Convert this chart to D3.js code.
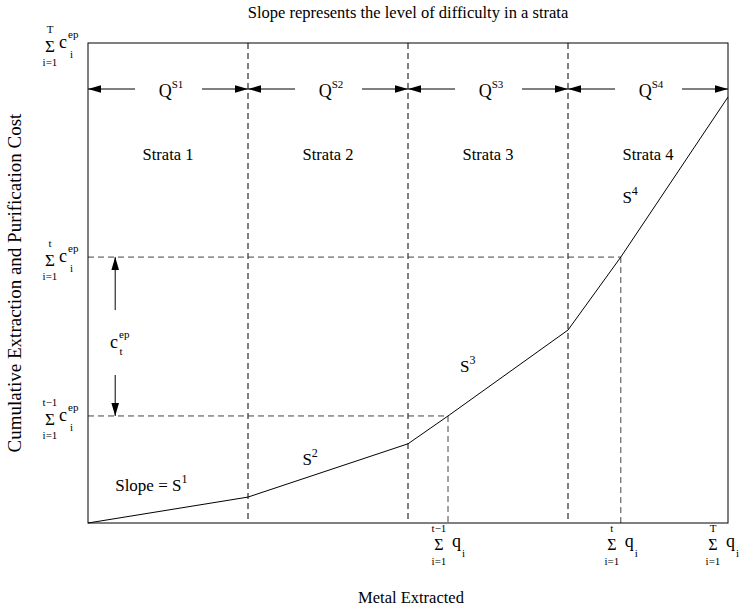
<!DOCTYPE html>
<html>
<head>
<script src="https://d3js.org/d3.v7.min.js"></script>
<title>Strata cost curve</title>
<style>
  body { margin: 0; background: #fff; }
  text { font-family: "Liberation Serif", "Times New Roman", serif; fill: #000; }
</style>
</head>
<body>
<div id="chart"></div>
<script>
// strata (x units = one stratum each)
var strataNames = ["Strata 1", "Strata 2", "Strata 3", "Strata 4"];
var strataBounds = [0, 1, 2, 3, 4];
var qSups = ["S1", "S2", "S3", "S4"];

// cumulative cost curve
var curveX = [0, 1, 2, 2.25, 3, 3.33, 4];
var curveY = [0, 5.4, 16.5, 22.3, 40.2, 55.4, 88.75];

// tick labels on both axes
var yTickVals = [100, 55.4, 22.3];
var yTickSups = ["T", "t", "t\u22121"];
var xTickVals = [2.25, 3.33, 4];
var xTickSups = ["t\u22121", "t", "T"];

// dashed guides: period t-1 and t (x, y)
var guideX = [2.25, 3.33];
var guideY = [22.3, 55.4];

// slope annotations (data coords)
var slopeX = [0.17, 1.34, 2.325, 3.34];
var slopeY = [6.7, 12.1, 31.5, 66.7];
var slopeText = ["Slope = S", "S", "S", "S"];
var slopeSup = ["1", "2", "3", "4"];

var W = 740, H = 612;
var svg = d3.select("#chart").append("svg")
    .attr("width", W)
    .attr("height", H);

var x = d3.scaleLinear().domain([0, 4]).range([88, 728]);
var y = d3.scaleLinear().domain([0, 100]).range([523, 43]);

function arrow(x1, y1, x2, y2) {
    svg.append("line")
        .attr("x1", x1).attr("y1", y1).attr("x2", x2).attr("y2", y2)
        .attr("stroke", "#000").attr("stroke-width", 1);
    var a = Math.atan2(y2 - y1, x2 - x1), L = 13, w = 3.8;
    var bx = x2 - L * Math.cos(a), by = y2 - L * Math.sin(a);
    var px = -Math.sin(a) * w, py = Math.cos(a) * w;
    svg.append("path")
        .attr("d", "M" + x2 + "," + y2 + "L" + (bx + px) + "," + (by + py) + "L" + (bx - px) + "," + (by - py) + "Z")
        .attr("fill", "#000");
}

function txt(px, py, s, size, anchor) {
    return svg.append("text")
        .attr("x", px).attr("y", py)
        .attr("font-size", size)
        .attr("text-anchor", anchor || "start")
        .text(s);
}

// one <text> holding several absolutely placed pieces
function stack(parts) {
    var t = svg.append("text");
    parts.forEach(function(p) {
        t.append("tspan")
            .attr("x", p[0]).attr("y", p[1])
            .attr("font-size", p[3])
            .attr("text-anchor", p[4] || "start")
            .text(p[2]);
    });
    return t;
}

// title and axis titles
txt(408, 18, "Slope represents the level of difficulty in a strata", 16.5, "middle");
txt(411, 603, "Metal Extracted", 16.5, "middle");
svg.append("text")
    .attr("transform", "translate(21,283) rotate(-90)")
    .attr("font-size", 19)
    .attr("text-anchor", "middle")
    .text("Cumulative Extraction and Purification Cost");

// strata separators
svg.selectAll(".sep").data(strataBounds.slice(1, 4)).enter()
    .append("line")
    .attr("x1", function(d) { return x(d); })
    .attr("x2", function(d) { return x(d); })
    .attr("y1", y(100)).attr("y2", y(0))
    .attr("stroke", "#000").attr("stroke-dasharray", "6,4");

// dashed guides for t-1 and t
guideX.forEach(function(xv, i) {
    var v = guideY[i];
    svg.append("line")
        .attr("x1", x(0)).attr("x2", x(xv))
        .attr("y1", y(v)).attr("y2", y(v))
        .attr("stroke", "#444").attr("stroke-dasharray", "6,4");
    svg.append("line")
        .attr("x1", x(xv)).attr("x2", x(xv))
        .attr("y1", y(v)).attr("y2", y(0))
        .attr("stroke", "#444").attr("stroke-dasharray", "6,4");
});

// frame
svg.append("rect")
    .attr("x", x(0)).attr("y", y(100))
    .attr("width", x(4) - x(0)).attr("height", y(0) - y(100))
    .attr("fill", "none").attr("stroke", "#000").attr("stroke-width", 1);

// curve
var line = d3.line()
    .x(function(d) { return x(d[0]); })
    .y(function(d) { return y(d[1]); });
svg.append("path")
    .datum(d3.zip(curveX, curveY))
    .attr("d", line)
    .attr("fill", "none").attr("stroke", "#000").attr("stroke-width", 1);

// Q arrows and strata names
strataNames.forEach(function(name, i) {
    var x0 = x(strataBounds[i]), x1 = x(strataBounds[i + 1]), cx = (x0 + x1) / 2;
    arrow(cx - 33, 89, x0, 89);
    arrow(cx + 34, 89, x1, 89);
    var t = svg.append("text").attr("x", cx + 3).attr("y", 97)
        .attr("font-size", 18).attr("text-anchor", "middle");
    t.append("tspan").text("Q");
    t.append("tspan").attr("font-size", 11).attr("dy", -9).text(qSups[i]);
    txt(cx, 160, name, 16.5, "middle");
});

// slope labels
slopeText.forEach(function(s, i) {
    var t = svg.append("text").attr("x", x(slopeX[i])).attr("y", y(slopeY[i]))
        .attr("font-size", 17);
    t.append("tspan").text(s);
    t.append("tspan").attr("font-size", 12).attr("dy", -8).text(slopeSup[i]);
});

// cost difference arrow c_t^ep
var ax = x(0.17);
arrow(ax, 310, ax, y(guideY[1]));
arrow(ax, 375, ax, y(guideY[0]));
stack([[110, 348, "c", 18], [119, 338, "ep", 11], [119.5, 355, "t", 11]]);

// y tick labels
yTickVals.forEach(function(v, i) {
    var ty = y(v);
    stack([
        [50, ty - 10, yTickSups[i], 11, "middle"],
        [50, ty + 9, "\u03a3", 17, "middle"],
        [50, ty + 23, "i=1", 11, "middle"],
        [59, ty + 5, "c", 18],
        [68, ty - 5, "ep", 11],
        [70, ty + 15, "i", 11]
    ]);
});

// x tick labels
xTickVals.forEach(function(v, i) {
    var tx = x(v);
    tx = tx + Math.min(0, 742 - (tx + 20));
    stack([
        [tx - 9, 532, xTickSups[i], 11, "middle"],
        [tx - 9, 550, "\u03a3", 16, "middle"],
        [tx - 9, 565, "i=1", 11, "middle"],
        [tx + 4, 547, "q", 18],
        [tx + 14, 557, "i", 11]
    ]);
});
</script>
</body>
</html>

++++++

*WHAT THE EXERCISE ASKS*
Take the lines from the start of the material to the line with "var curveY = [0, 5.4, 16.5, 22.3, 40.2, 55.4, 88.75];", both included, and transcribe them exactly without the pictures.

*EXERCISE SOLUTION*
Convert this chart to D3.js code.
<!DOCTYPE html>
<html>
<head>
<script src="https://d3js.org/d3.v7.min.js"></script>
<title>Strata cost curve</title>
<style>
  body { margin: 0; background: #fff; }
  text { font-family: "Liberation Serif", "Times New Roman", serif; fill: #000; }
</style>
</head>
<body>
<div id="chart"></div>
<script>
// strata (x units = one stratum each)
var strataNames = ["Strata 1", "Strata 2", "Strata 3", "Strata 4"];
var strataBounds = [0, 1, 2, 3, 4];
var qSups = ["S1", "S2", "S3", "S4"];

// cumulative cost curve
var curveX = [0, 1, 2, 2.25, 3, 3.33, 4];
var curveY = [0, 5.4, 16.5, 22.3, 40.2, 55.4, 88.75];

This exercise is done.